Minutes after my pity party for 1, Emery was distracted from her whine marathon by her ”booger,” which is, as she describes with adorable gusto,”soooo big!” And I can’t help but smile. Emery laughs, Eve is quiet, and all is right again. Then Emery falls against my shoulder and gives me a silent hug. Eve wiggles in her pseudo womb and wimpers that sleepy new baby sound that only lasts about this long. In that split second of serenity with my girls, I am reminded that it goes both ways. This too, shall pass. The chubby cheeked bundle in my sling, the snuggly breastfeeding, the moments of comic relief with my not quite two year old, the discovery of boogers and the rest of the world through the eyes of my daughters, who turn what was once jaded into something novel and curious.

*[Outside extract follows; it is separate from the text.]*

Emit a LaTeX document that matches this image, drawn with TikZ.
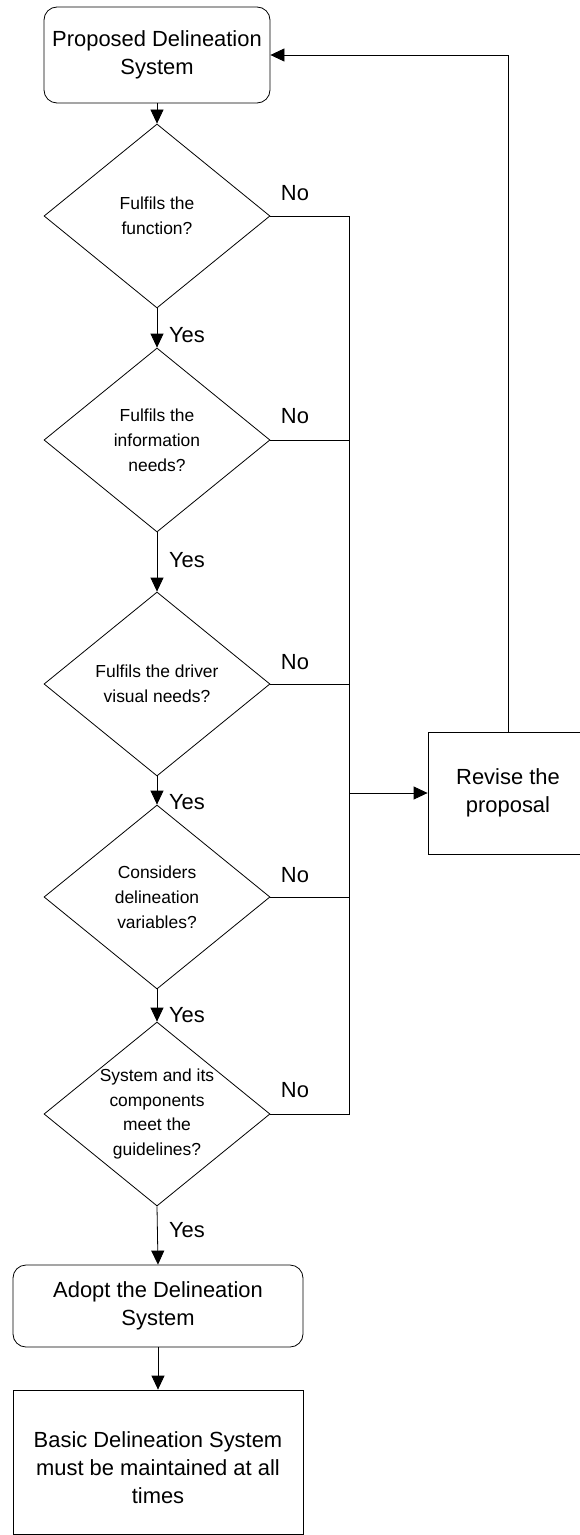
\documentclass[tikz,border=0pt]{standalone}
\usepackage{fontspec}
\setmainfont{Liberation Sans}
\usetikzlibrary{arrows.meta,shapes.geometric}
\begin{document}
\begin{tikzpicture}[x=1bp,y=-1bp,
  line width=0.8bp,
  big/.style={font=\fontsize{22}{28}\selectfont, align=center, inner sep=0pt},
  small/.style={font=\fontsize{17.5}{25}\selectfont, align=center, inner sep=0pt},
  rbox/.style={draw, rounded corners=13bp, inner sep=0pt},
  sbox/.style={draw, inner sep=0pt},
  dec/.style={draw, diamond, minimum width=226bp, minimum height=184bp, inner sep=0pt},
  arr/.style={-{Triangle[length=14bp,width=13bp]}},
]
\useasboundingbox (0,0) rectangle (580,1535);
\clip (0,0) rectangle (580,1535);

% boxes
\node[rbox, minimum width=226bp, minimum height=96bp] (top) at (157,55) {};
\node[big] at (top) {Proposed Delineation\\System};

\node[dec] (d1) at (157,216) {};
\node[small] at (d1) {Fulfils the\\function?};
\node[dec] (d2) at (157,440) {};
\node[small] at (d2) {Fulfils the\\information\\needs?};
\node[dec] (d3) at (157,684) {};
\node[small] at (d3) {Fulfils the driver\\visual needs?};
\node[dec] (d4) at (157,897) {};
\node[small] at (d4) {Considers\\delineation\\variables?};
\node[dec] (d5) at (157,1114) {};
\node[small] at (d5) {System and its\\components\\meet the\\guidelines?};

\node[rbox, minimum width=290bp, minimum height=82bp] (adopt) at (158,1306) {};
\node[big] at (adopt) {Adopt the Delineation\\System};

\node[sbox, minimum width=290bp, minimum height=144bp] (basic) at (158,1462) {};
\node[big] at (158,1468) {Basic Delineation System\\must be maintained at all\\times};

\node[sbox, minimum width=160bp, minimum height=122bp] (rev) at (508,793) {};
\node[big] at (rev) {Revise the\\proposal};

% main flow
\draw[arr] (top.south) -- (d1.north);
\draw[arr] (d1.south) -- (d2.north);
\draw[arr] (d2.south) -- (d3.north);
\draw[arr] (d3.south) -- (d4.north);
\draw[arr] (d4.south) -- (d5.north);
\draw[arr] (d5.south) -- (adopt.north);
\draw[arr] (adopt.south) -- (basic.north);

% Yes labels
\node[big] (y1) at (187,335) {Yes};
\node[big] (y2) at (187,560) {Yes};
\node[big] (y3) at (187,802) {Yes};
\node[big] (y4) at (187,1015) {Yes};
\node[big] (y5) at (187,1230) {Yes};

% No branches
\coordinate (bt) at (349,216);
\coordinate (bb) at (349,1114);
\draw (d1.east) -- (bt) -- (bb) -- (d5.east);
\draw (d2.east) -- (d2.east -| bt);
\draw (d3.east) -- (d3.east -| bt);
\draw (d4.east) -- (d4.east -| bt);
\node[big] (n1) at (295,193) {No};
\node[big] (n2) at (295,416) {No};
\node[big] (n3) at (295,662) {No};
\node[big] (n4) at (295,875) {No};
\node[big] (n5) at (295,1090) {No};

\draw[arr] (rev.west -| bt) -- (rev.west);
\draw[arr] (rev.north) |- (top.east);
\end{tikzpicture}
\end{document}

And I presume that years from now, I will remember days like today, and only recall what I want to recall of them. Ironically, I’ll probably recollect that the days, the minutes, the moments, must have passed all too quickly.
Though I look forward to those days of edited memories and fond nostalgia for this moment, I am trying to be okay with these days as they are, no matter how whiny and unproductive. I pull out the moments that make me smile and put them away for safekeeping. All the other moments, I let pass.
For with my accelerated arrival as a mother of two I have gleaned new perspective that a newborn is easy, a barely toddler is a cinch, but both at once by yourself no matter how grateful you are for their miracle (and I am incredibly grateful), requires daily recital of my mama mantra: “this too shall pass.” And so it shall.